## begin Material provided

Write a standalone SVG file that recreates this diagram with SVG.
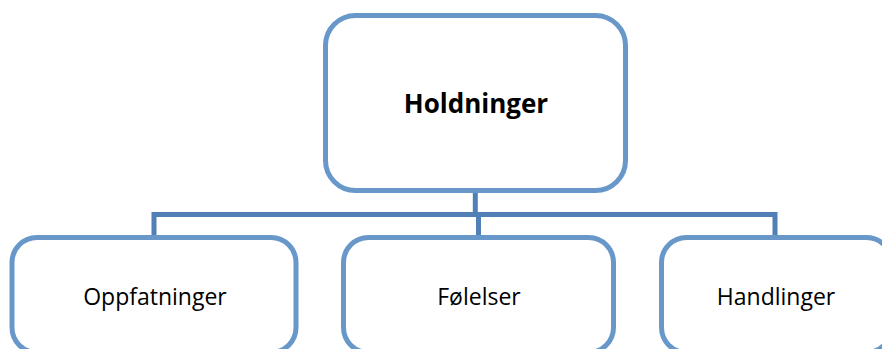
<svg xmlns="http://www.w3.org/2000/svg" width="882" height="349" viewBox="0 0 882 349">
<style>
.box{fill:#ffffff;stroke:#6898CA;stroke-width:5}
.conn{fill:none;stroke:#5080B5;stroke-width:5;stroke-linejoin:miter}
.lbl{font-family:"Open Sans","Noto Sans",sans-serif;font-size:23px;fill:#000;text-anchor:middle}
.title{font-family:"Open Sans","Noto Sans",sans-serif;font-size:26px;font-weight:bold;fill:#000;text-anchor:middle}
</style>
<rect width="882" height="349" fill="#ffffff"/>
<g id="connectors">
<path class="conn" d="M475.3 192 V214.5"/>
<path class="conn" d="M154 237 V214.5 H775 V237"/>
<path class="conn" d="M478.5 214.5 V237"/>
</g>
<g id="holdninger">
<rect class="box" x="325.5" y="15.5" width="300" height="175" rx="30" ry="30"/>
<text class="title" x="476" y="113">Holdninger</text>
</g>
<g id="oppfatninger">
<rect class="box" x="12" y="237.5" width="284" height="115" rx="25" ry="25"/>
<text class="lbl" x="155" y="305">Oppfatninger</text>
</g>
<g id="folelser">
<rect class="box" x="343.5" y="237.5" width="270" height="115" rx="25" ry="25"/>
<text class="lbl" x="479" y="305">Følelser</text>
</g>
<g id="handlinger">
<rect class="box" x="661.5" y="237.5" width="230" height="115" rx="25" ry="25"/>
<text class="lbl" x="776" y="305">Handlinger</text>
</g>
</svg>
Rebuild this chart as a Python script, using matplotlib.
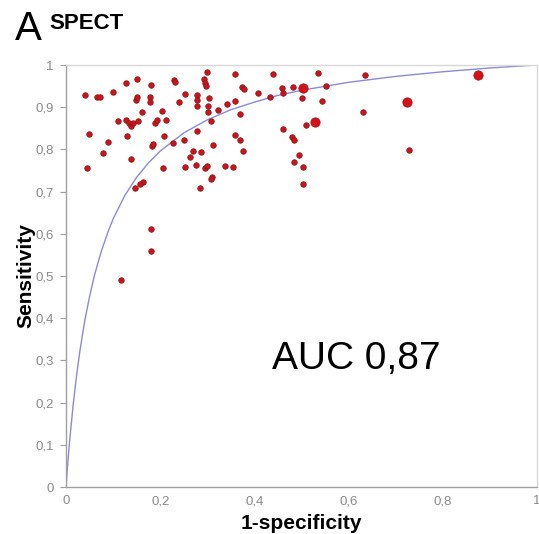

## end Material provided

Written request: Leave out the pictures and give the listing above again exactly.

Result below:
Write a standalone SVG file that recreates this diagram with SVG.
<svg xmlns="http://www.w3.org/2000/svg" width="882" height="349" viewBox="0 0 882 349">
<style>
.box{fill:#ffffff;stroke:#6898CA;stroke-width:5}
.conn{fill:none;stroke:#5080B5;stroke-width:5;stroke-linejoin:miter}
.lbl{font-family:"Open Sans","Noto Sans",sans-serif;font-size:23px;fill:#000;text-anchor:middle}
.title{font-family:"Open Sans","Noto Sans",sans-serif;font-size:26px;font-weight:bold;fill:#000;text-anchor:middle}
</style>
<rect width="882" height="349" fill="#ffffff"/>
<g id="connectors">
<path class="conn" d="M475.3 192 V214.5"/>
<path class="conn" d="M154 237 V214.5 H775 V237"/>
<path class="conn" d="M478.5 214.5 V237"/>
</g>
<g id="holdninger">
<rect class="box" x="325.5" y="15.5" width="300" height="175" rx="30" ry="30"/>
<text class="title" x="476" y="113">Holdninger</text>
</g>
<g id="oppfatninger">
<rect class="box" x="12" y="237.5" width="284" height="115" rx="25" ry="25"/>
<text class="lbl" x="155" y="305">Oppfatninger</text>
</g>
<g id="folelser">
<rect class="box" x="343.5" y="237.5" width="270" height="115" rx="25" ry="25"/>
<text class="lbl" x="479" y="305">Følelser</text>
</g>
<g id="handlinger">
<rect class="box" x="661.5" y="237.5" width="230" height="115" rx="25" ry="25"/>
<text class="lbl" x="776" y="305">Handlinger</text>
</g>
</svg>
Rebuild this chart as a Python script, using matplotlib.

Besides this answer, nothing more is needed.